§ **Task details**: Extract, in full, the lines below, beginning at the first and ending with the line that contains "const turnTicks = [0, 20, 40];". Pictures do not belong in the copy.

── Data extract

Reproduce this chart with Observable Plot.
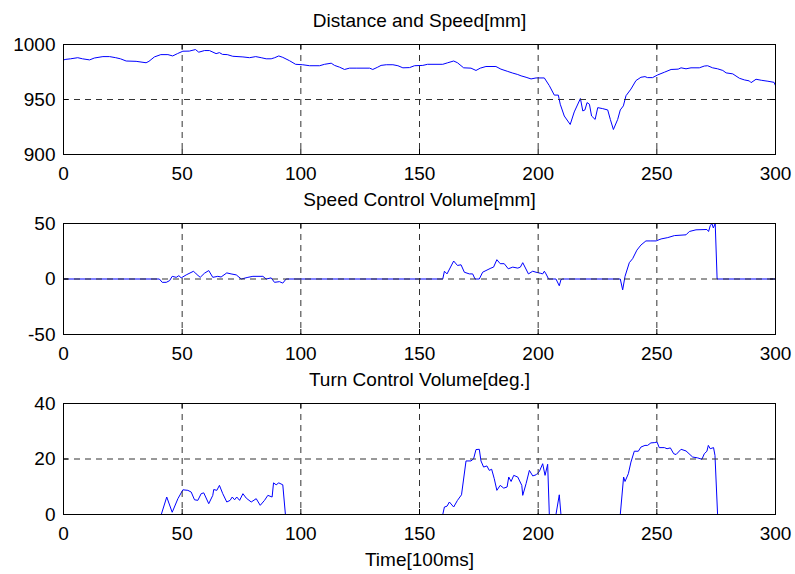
<!DOCTYPE html>
<html><head><meta charset="utf-8">
<script src="https://cdn.jsdelivr.net/npm/d3@7"></script>
<script src="https://cdn.jsdelivr.net/npm/@observablehq/plot@0.6"></script>
<style>
body{margin:0;background:#fff;}
#chart svg{display:block;}
</style></head><body><div id="chart"></div>
<script>
// ---- data ----
const xTicks = [0, 50, 100, 150, 200, 250, 300];
const titles = ["Distance and Speed[mm]", "Speed Control Volume[mm]", "Turn Control Volume[deg.]"];
const xLabel = "Time[100ms]";

const distTicks = [900, 950, 1000];
const speedTicks = [-50, 0, 50];
const turnTicks = [0, 20, 40];

const distT = [
  0,1,3,6,8,11,13,16.6,19.4,22,
  24,26.4,30.6,34.8,36,38.3,41,44,46,48,
  50.3,53,55.6,57,59.4,61.5,64.3,65.7,67,69,
  71.3,75.6,78.4,81,83.3,85.4,87.5,89,90.7,92.4,
  95.2,97.8,100.8,103.7,107.9,110,112.8,114.2,116.3,118.4,
  120.5,123.3,129,130.3,132.4,133.8,136,138.8,140.9,143,
  145.8,147.9,151.4,153.4,159.8,161.9,164.4,166,168.6,171.7,
  173.8,175.6,178,182.2,184.3,187.2,189.3,191.4,192.8,194.9,
  197,199.1,202.6,204.7,206.8,208.5,209.3,211,213.5,215.2,
  217.8,218.8,219.7,220.6,221.6,222.5,224,225.1,227.2,229.3,
  230.4,231.7,233.5,234.6,235.9,237,239.1,241.2,243.3,245,
  246.1,248.2,250.4,253.2,256,259,260.2,262.3,264.4,267.9,
  270,271.4,273.5,275.6,277.8,279.2,282,284.8,286.9,289,
  289.7,291.8,294,296.8,299.4,300
];
const distV = [
  986,986.5,987,988,987,986,987.7,989,989,988,
  987,985,984.7,983.4,984.7,988.7,990.8,990.8,989.6,991.7,
  993.9,994,995.4,993,994.5,994.5,991.7,992.6,991,990.8,
  989.3,988.7,988,989,988,987,987,988,989.6,988.3,
  985.3,982,981.6,980.7,980.7,982,983,981,979.4,977.3,
  978.5,978.5,978.5,977.3,979.4,981,981.6,981.6,980.7,978.8,
  979,980.7,981,982,982,983.4,985,983.4,978.8,978.5,
  976.4,978.5,980,980,977.6,975.5,974,972.7,971.5,970.2,
  968.7,969.6,969.6,962.6,954,954,945.7,935,927.3,938.7,
  950.9,939.6,940.5,947.2,945.7,935,931.9,942.6,941.7,940.5,
  931.9,922.7,931.9,940.5,944.2,953.4,959.5,967.2,970.2,970.8,
  969.9,969.9,972.4,974.8,977.3,977.6,978.8,977.9,978.8,978.8,
  980.4,980.7,978.8,977.9,976.4,974.2,973.3,969.3,967.8,966.9,
  965.3,968.4,967.5,966.6,965.6,962.6
];

const speedT = [
  0,40.4,41.6,43.3,44.7,45.8,47.5,48.6,49.6,51.7,
  54.8,55.9,57.6,59.4,61.2,62.9,65,66.4,68.8,70.6,
  72.8,74.9,77.7,79.8,84,85.4,87.5,88.9,91,92.4,
  93.8,159.8,160.5,161.6,164.4,166,167.5,168.9,171,172.4,
  173.4,175.2,176.6,178,180.1,181.2,182.6,184,185.7,187.4,
  189.3,191.4,192.5,193.5,195.9,197.7,199.1,200.9,201.9,202.6,
  203.3,204.4,207.5,208.9,209.6,210.3,234.6,235.6,236.6,238.4,
  239.8,241.6,243.3,245.4,247.5,249.7,251.8,254.6,257.4,262.3,
  263.7,266.5,271.1,271.8,272.5,273.2,273.8,274.6,275.4,300
];
const speedV = [
  0,0,-3,-3,-1.5,2.4,1.5,3,1,3.7,
  7,4.6,1.5,5.2,7.6,1.5,2.4,1.8,5.5,4.6,
  3.7,0,1.5,2.4,2.4,0,1,-3,-2.4,-3.7,
  0,0,7,4.6,16.2,12.2,12.8,6.1,4.6,4.6,
  0,0,6.1,7.6,9.8,10.7,17.4,13.8,13.8,9.2,
  10.7,9.8,10.7,14.7,4.6,7,6.1,5.2,4.6,7,
  4.6,0,0,-6.1,-0.6,0,0,-9.8,2.4,14.7,
  18.3,26,30.6,34.3,34.3,34.3,36.1,37.3,39.1,39.8,
  42.8,44.3,44.6,42.8,48,50,46,50,0,0
];

const turnT = [
  0,41.2,43.5,45.8,48.2,50.3,52.4,53.8,55.2,56.6,
  58,59.1,61.2,62.9,63.3,64.6,65.7,67.1,68.8,70.2,
  71.1,72.1,73,74.2,75.6,77,79.1,81.2,82.9,84.7,
  86.1,87.9,88.5,89.6,90.7,92.4,93.5,159.8,160.5,161.6,
  162.6,164.4,166,167.7,169.6,171.7,172.8,173.8,175.2,175.9,
  177,178.4,179.4,180.4,181.5,182.6,184,185.5,186.9,187.6,
  188.6,189.7,191.4,193.1,193.5,194.9,196.3,197.7,199.1,200.5,
  201.9,202.9,204,204.7,207.5,208.9,209.6,234.6,236,236.6,
  238,239.1,240.5,242.2,243.3,245,246.1,247.5,248.9,250.1,
  251,253.2,254.3,255.7,257.1,258.1,260.2,262.3,265.1,267.2,
  269,270,271.1,271.7,272.5,273.9,274.5,275.6,300
];
const turnV = [
  0,0,6.3,0.8,5.7,8.9,8.7,8.1,5.3,5.1,
  7.5,7.8,3.9,6.9,9,8.7,10.5,7.5,4.5,5.1,
  6.3,5.3,6.3,5.1,7.5,5.9,4.5,5.7,3.3,5.1,
  6.9,6.3,11.4,10.7,11.4,10.7,0,0,2.7,3,
  4.5,2.7,5.1,7.1,19.3,19.3,20.1,23.4,23.5,19.3,
  17.1,17.5,15.9,16.3,12.9,8.7,10.5,9.5,9.9,13.5,
  11.9,14.1,13.5,10.5,6.9,11.1,15.9,13.9,14.3,15.5,
  18.3,14.1,18.1,0,0,7.1,0,0,13.5,11.9,
  14.7,18.9,22.8,22.8,24.3,24.9,24.9,25.8,25.9,26.1,
  24.1,24.1,23.7,24,21.9,21.6,23.5,22.9,20.7,20.4,
  19.9,21.9,22.8,24.9,23.7,24.1,21.3,0,0
];

// ---- drawing ----
const W = 795, ML = 63, MR = 20;
const FONT = "'Liberation Sans', Arial, Helvetica, sans-serif";

function panel({title, t, v, ticks, height, marginTop, marginBottom, xlabel}) {
  const data = t.map((d, i) => ({t: d, v: v[i]}));
  const pw = W - ML - MR, ph = height - marginTop - marginBottom;
  const marks = [
    Plot.line(data, {x: "t", y: "v", stroke: "#0000ff", strokeWidth: 1}),
    Plot.ruleX(xTicks.slice(1, -1), {stroke: "#333", strokeDasharray: "6,5"}),
    Plot.ruleY(ticks.slice(1, -1), {stroke: "#333", strokeDasharray: "6,5"}),
    Plot.tickX(xTicks, {x: d => d, insetTop: ph - 5, stroke: "#000"}),
    Plot.tickX(xTicks, {x: d => d, insetBottom: ph - 5, stroke: "#000"}),
    Plot.tickY(ticks, {y: d => d, insetRight: pw - 5, stroke: "#000"}),
    Plot.tickY(ticks, {y: d => d, insetLeft: pw - 5, stroke: "#000"}),
    Plot.frame({stroke: "#000"}),
    Plot.text([title], {text: d => d, frameAnchor: "top", dy: -18, lineAnchor: "bottom",
      fontSize: 19, fill: "#000", style: "letter-spacing:1px"})
  ];
  if (xlabel) {
    marks.push(Plot.text([xlabel], {text: d => d, frameAnchor: "bottom", dy: 51.5, lineAnchor: "bottom",
      fontSize: 19, fill: "#000"}));
  }
  return Plot.plot({
    width: W, height, marginLeft: ML, marginRight: MR, marginTop, marginBottom,
    style: {fontFamily: FONT, fontSize: "19px", color: "#000", background: "#fff", overflow: "visible"},
    x: {domain: [0, 300], ticks: xTicks, tickSize: 0, tickPadding: 12, tickFormat: d => String(d), label: null},
    y: {domain: [ticks[0], ticks[ticks.length - 1]], ticks, tickSize: 0, tickPadding: 8, tickFormat: d => String(d), label: null},
    marks
  });
}

const chart = document.getElementById("chart");
chart.append(
  panel({title: titles[0], t: distT, v: distV, ticks: distTicks, height: 180, marginTop: 44, marginBottom: 26}),
  panel({title: titles[1], t: speedT, v: speedV, ticks: speedTicks, height: 179, marginTop: 43, marginBottom: 25}),
  panel({title: titles[2], t: turnT, v: turnV, ticks: turnTicks, height: 215, marginTop: 44, marginBottom: 60, xlabel: xLabel})
);
</script>
</body></html>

────

§ **Response**:
Reproduce this chart with Observable Plot.
<!DOCTYPE html>
<html><head><meta charset="utf-8">
<script src="https://cdn.jsdelivr.net/npm/d3@7"></script>
<script src="https://cdn.jsdelivr.net/npm/@observablehq/plot@0.6"></script>
<style>
body{margin:0;background:#fff;}
#chart svg{display:block;}
</style></head><body><div id="chart"></div>
<script>
// ---- data ----
const xTicks = [0, 50, 100, 150, 200, 250, 300];
const titles = ["Distance and Speed[mm]", "Speed Control Volume[mm]", "Turn Control Volume[deg.]"];
const xLabel = "Time[100ms]";

const distTicks = [900, 950, 1000];
const speedTicks = [-50, 0, 50];
const turnTicks = [0, 20, 40];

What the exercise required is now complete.